Jour 3. Où l’on discute sabotage, fer à béton et piste allemande. Et où l’on constate que l’ambiance entre défense et accusation vire électrique.
16 mars 2018
Camille Polloni / Paru dans Les Jours / Photo : Marc Chaumeil/Divergence images
Au troisième jour d’un procès qui doit en durer douze, tout le monde commence à fatiguer et l’exprime différemment. La salle devient chaude et moite, avec de la buée sur les vitres. Le public venu soutenir les « huit de Tarnac », tassé sur des bancs inconfortables, applaudit les meilleures vannes et se marre bruyamment à chaque intervention du procureur. Les journalistes, las de leur sandwich poulet-mayo quotidien, se tortillent ou s’en vont. Les prévenus, selon leur caractère, font corps avec leur chaise, discutent entre eux ou interviennent à tout bout de champ. Quant à Jérémie Assous, l’avocat de sept d’entre eux, dont Julien Coupat, il emplafonne le procureur en continu.
Ce jeudi, un débat non dépourvu d’intérêt sur la téléphonie (sur lequel nous reviendrons plutôt dans le prochain épisode) a failli tourner au pugilat entre un Jérémie Assous déchaîné et le procureur, Olivier Christen, jusqu’ici placide. Excédé par «l’écran de fumée» que voudrait créer la défense, il a fini par s’adresser directement aux prévenus les plus loquaces, Julien Coupat et Mathieu Burnel, pour les enjoindre d’accepter la contradiction : «Vous aimez bien parler uniquement dans votre environnement, qui vous écoute tenir des discours pontifiants.» Jérémie Assous rattrape la balle au bond pour le chauffer un peu plus : «Nous voulons un débat avec l’accusation. On aurait été ravis que votre supérieur hiérarchique, M. Marin (le procureur de Paris au moment des arrestations, qui n’a pas souhaité témoigner, ndlr), soit là. Ce qu’on attend, et c’est votre mission de procureur de la République, c’est de participer au débat.» «Vous plaidez surtout pour la presse», rétorque Christen, rappelant les impératifs du planning déjà bien mis à mal. La présidente prie les parties, hurlant l’une contre l’autre depuis cinq minutes, de «suivre l’ordre des choses».

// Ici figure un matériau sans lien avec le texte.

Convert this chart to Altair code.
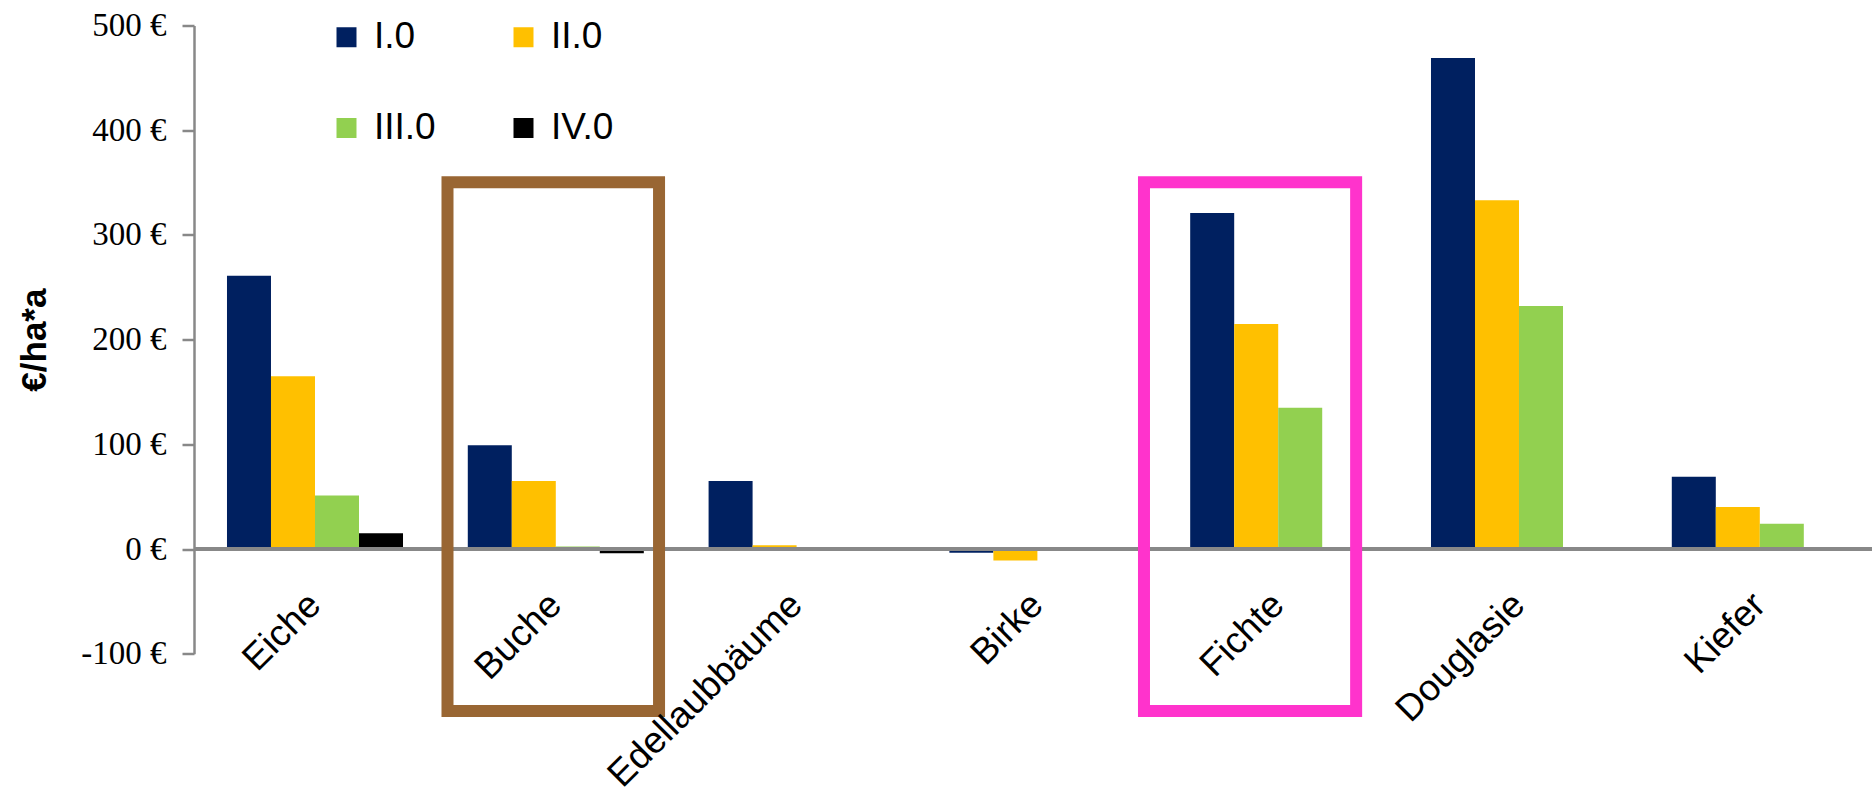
import altair as alt
import pandas as pd

# ---- data ----
categories = ["Eiche", "Buche", "Edellaubbäume", "Birke", "Fichte", "Douglasie", "Kiefer"]
series = ["I.0", "II.0", "III.0", "IV.0"]
values_I = [261, 99, 65, -3.5, 321, 469, 69]
values_II = [165, 65, 3.5, -11, 215, 333, 40]
values_III = [51, 2.5, None, None, 135, 232, 24]
values_IV = [15, -4, None, None, None, None, None]
series_colors = ["#002060", "#FFC000", "#92D050", "#000000"]

y_ticks = [-100, 0, 100, 200, 300, 400, 500]

# highlight frames (in category units along x, value units along y)
highlight_cat = ["Buche", "Fichte"]
highlight_x0 = [1.0575, 3.963]
highlight_x1 = [1.94, 4.848]
highlight_y0 = [-154.7, -154.7]
highlight_y1 = [350.2, 350.2]
highlight_colors = ["#996633", "#FF33CC"]

rows = []
for s, vals in zip(series, [values_I, values_II, values_III, values_IV]):
    for c, v in zip(categories, vals):
        if v is not None:
            rows.append({"category": c, "series": s, "value": v})
df = pd.DataFrame(rows)

hdf = pd.DataFrame({
    "cat": highlight_cat,
    "x0": highlight_x0,
    "x1": highlight_x1,
    "value": highlight_y1,
    "value2": highlight_y0,
})
zero_df = pd.DataFrame({"value": [0]})

Y_TITLE = "€/ha*a"
y_scale = alt.Scale(domain=[-100, 500], nice=False, zero=False)

bars = alt.Chart(df).mark_bar().encode(
    x=alt.X(
        "category:N",
        sort=categories,
        scale=alt.Scale(domain=categories, paddingInner=0.269, paddingOuter=0.1187, align=0.577),
        axis=alt.Axis(
            title=None, domain=False, ticks=False, tickSize=0,
            labelAngle=-45, labelAlign="right", labelBaseline="middle",
            labelFont="Liberation Sans", labelFontSize=37, labelColor="black",
            labelPadding=50, labelLimit=500, labelOverlap=False,
            offset={"expr": "scale('y', 0) - height"}, zindex=1,
        ),
    ),
    xOffset=alt.XOffset("series:N", scale=alt.Scale(domain=series, paddingInner=0, paddingOuter=0)),
    y=alt.Y(
        "value:Q",
        scale=y_scale,
        axis=alt.Axis(
            title=Y_TITLE, values=y_ticks, labelExpr="datum.value + ' €'",
            grid=False, domainColor="#888888", domainWidth=2.5,
            tickColor="#888888", tickWidth=2.5, tickSize=12,
            labelFont="Liberation Serif", labelFontSize=33, labelColor="black",
            labelPadding=16,
            titleFont="Liberation Sans", titleFontSize=35, titleFontWeight="bold",
            titleColor="black", titlePadding=28,
        ),
    ),
    color=alt.Color(
        "series:N",
        scale=alt.Scale(domain=series, range=series_colors),
        legend=alt.Legend(
            title=None, orient="none", legendX=134, legendY=-7, columns=2,
            direction="horizontal",
            symbolType="square", symbolSize=400, symbolStrokeWidth=0,
            labelFont="Liberation Sans", labelFontSize=37, labelColor="black",
            labelOffset=9, columnPadding=69, rowPadding=53,
        ),
    ),
)

zero_line = alt.Chart(zero_df).mark_rule(color="#888888", strokeWidth=4).encode(
    y=alt.Y("value:Q", scale=y_scale, title=Y_TITLE)
)

frames = alt.Chart(hdf).mark_rect(filled=False, strokeWidth=12, strokeJoin="miter", clip=False).encode(
    x=alt.X("x0:Q", scale=alt.Scale(domain=[0, 7], nice=False, zero=False), axis=None),
    x2="x1:Q",
    y=alt.Y("value:Q", scale=y_scale, title=Y_TITLE),
    y2="value2:Q",
    stroke=alt.Stroke("cat:N", scale=alt.Scale(domain=highlight_cat, range=highlight_colors), legend=None),
)

chart = (
    alt.layer(bars, zero_line, frames)
    .resolve_scale(x="independent")
    .properties(
        width=1678,
        height=628.2,
        autosize=alt.AutoSizeParams(type="none"),
        padding={"left": 194, "top": 25.5, "right": 0, "bottom": 143.3},
        background="white",
    )
    .configure_view(stroke=None)
)

chart.save("out.html", embed_options={"renderer": "svg", "actions": False})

Le tribunal doit se pencher sur les sabotages commis sur les voies TGV en 2008. En tout, il y en a eu cinq, à chaque fois provoqués par des fers à béton usinés en forme de crochets d’une trentaine de centimètres, pour un poids d’environ deux kilos, déposés sur les caténaires (un ensemble de câbles d’alimentation électrique) qui surplombent les voies. Lorsqu’un train passe, son pantographe, cette espèce de grande antenne déployée depuis le toit, se prend dans les crochets et arrache la caténaire. Il n’y a aucun risque de déraillement, mais le courant saute et la circulation des trains se retrouve bloquée, puis perturbée pendant plusieurs heures. Le premier sabotage de ce type a eu lieu dans la nuit du 25 au 26 octobre 2008 à Vigny (Moselle), sur le trajet du TGV Est. Julien Coupat et son ancienne compagne Gabrielle Hallez, d’abord soupçonnés de l’avoir commis, ne sont finalement pas renvoyés devant le tribunal pour ces faits (Gabrielle Hallez, d’ailleurs, n’est pas renvoyée du tout). En revanche, Julien Coupat et Yildune Lévy se voient toujours reprocher le sabotage commis dans la nuit du 7 au 8 novembre 2008 à Dhuisy (Seine-et-Marne), celui qui a déclenché l’affaire Tarnac. Le TGV de reconnaissance – donc sans voyageurs – de 5 h 12 s’est pris le pantographe dans ce crochet-là.